= WORK TO COMPLETE =
Set down the data below from its first line to the line holding "9.23, 9.33, 9.40];", inclusive; omit all pictures.

= DATASET EXCERPT =

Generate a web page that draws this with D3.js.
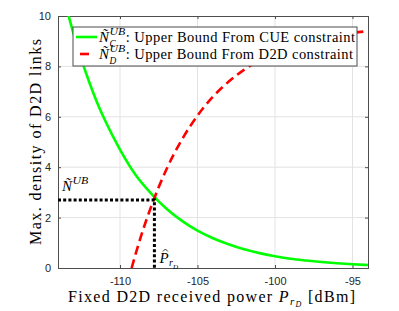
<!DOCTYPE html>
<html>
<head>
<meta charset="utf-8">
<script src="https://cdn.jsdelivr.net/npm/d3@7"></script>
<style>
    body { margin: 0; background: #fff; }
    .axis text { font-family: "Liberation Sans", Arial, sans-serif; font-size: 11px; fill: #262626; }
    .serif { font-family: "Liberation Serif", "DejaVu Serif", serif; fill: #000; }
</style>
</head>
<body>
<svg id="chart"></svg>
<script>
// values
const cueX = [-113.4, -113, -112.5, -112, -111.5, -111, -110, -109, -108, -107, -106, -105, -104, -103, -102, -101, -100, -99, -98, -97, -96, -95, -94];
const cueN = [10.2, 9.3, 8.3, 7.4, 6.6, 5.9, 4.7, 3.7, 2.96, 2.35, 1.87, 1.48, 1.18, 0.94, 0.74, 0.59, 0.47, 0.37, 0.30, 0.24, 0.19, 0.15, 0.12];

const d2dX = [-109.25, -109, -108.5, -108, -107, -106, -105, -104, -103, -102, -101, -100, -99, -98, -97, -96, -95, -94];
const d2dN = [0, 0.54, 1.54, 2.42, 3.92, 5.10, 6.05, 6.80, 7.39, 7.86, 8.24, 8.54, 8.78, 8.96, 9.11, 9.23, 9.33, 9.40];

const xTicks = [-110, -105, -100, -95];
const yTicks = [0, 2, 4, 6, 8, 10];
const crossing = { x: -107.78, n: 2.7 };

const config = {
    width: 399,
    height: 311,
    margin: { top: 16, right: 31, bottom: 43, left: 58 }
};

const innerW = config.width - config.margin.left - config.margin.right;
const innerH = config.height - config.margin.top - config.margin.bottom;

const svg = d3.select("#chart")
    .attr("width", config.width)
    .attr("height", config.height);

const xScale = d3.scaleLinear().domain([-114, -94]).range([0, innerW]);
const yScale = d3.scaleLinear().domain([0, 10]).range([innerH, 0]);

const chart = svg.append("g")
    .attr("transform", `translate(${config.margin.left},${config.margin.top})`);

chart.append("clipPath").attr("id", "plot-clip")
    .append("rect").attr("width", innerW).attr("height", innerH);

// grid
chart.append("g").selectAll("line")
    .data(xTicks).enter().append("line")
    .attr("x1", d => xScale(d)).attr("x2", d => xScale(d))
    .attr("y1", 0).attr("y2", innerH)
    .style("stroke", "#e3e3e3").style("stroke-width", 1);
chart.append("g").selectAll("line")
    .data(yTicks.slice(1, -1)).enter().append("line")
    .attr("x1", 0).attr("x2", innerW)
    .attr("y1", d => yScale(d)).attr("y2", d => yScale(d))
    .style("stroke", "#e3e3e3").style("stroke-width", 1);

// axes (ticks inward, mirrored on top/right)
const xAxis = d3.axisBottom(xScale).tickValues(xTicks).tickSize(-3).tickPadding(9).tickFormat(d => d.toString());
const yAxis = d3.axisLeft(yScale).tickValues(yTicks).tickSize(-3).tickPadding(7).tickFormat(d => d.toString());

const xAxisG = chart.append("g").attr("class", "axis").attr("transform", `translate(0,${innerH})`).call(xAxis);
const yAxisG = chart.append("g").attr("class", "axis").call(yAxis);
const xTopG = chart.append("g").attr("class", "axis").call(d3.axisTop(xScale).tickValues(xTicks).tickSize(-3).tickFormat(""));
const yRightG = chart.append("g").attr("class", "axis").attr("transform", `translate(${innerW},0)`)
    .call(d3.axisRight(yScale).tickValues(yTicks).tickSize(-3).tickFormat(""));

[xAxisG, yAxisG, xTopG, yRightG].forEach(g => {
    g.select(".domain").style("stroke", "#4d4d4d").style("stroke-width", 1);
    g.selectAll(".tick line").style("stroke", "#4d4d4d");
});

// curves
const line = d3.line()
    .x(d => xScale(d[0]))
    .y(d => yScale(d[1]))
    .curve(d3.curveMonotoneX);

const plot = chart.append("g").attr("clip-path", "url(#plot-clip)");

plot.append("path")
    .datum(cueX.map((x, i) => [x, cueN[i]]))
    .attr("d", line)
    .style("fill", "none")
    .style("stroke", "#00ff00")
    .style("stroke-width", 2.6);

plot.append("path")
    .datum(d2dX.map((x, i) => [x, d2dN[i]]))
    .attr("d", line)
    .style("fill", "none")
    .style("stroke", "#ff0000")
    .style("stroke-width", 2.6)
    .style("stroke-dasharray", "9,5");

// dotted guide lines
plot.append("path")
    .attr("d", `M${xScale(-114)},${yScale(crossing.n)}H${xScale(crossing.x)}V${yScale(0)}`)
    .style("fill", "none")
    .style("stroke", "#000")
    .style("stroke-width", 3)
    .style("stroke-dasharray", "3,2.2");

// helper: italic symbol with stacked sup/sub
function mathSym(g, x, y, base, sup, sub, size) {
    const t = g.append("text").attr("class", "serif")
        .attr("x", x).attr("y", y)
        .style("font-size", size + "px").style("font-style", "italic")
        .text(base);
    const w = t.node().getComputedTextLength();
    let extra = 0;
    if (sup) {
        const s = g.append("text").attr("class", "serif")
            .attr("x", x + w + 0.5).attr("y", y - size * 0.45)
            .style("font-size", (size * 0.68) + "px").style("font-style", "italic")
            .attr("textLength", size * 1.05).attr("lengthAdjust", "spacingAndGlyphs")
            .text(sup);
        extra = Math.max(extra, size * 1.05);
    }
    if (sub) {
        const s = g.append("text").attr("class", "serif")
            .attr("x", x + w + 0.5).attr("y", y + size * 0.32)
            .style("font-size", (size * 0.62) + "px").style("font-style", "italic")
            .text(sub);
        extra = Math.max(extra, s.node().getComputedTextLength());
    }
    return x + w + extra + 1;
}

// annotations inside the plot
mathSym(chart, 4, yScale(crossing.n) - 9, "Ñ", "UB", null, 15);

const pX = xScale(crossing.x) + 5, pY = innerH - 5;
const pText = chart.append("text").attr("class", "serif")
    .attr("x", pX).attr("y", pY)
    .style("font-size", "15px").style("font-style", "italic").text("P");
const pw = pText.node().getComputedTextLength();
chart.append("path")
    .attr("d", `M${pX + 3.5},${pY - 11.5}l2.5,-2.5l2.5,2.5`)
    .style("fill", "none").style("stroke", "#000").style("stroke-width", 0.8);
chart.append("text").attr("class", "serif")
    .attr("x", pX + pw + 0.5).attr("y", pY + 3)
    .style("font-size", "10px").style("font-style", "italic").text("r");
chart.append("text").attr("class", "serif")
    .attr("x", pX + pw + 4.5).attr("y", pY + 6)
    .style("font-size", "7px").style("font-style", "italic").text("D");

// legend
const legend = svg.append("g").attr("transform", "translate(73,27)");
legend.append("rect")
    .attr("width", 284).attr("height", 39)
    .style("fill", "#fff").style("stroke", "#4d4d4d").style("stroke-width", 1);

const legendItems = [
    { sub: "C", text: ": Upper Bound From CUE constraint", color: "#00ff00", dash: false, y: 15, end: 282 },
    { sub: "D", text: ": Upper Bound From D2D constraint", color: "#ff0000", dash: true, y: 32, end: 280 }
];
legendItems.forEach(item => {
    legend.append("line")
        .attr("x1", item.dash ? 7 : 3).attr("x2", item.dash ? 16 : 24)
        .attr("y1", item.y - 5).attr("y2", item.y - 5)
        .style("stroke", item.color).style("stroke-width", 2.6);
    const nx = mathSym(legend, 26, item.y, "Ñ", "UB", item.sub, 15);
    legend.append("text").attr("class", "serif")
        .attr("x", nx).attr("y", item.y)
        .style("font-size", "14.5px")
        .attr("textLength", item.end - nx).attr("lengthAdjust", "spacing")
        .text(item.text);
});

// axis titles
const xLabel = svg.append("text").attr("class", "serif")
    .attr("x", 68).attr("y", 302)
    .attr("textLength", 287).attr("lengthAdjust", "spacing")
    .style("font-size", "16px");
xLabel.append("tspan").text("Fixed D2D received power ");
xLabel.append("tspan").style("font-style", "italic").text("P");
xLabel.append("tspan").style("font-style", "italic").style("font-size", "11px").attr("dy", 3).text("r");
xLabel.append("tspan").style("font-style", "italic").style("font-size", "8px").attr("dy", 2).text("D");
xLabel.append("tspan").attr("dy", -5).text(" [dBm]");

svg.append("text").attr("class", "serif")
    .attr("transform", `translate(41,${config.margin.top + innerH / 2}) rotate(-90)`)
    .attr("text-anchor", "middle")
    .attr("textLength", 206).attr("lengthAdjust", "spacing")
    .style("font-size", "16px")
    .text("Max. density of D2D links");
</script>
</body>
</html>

= THE RESPONSE =
Generate a web page that draws this with D3.js.
<!DOCTYPE html>
<html>
<head>
<meta charset="utf-8">
<script src="https://cdn.jsdelivr.net/npm/d3@7"></script>
<style>
    body { margin: 0; background: #fff; }
    .axis text { font-family: "Liberation Sans", Arial, sans-serif; font-size: 11px; fill: #262626; }
    .serif { font-family: "Liberation Serif", "DejaVu Serif", serif; fill: #000; }
</style>
</head>
<body>
<svg id="chart"></svg>
<script>
// values
const cueX = [-113.4, -113, -112.5, -112, -111.5, -111, -110, -109, -108, -107, -106, -105, -104, -103, -102, -101, -100, -99, -98, -97, -96, -95, -94];
const cueN = [10.2, 9.3, 8.3, 7.4, 6.6, 5.9, 4.7, 3.7, 2.96, 2.35, 1.87, 1.48, 1.18, 0.94, 0.74, 0.59, 0.47, 0.37, 0.30, 0.24, 0.19, 0.15, 0.12];

const d2dX = [-109.25, -109, -108.5, -108, -107, -106, -105, -104, -103, -102, -101, -100, -99, -98, -97, -96, -95, -94];
const d2dN = [0, 0.54, 1.54, 2.42, 3.92, 5.10, 6.05, 6.80, 7.39, 7.86, 8.24, 8.54, 8.78, 8.96, 9.11, 9.23, 9.33, 9.40];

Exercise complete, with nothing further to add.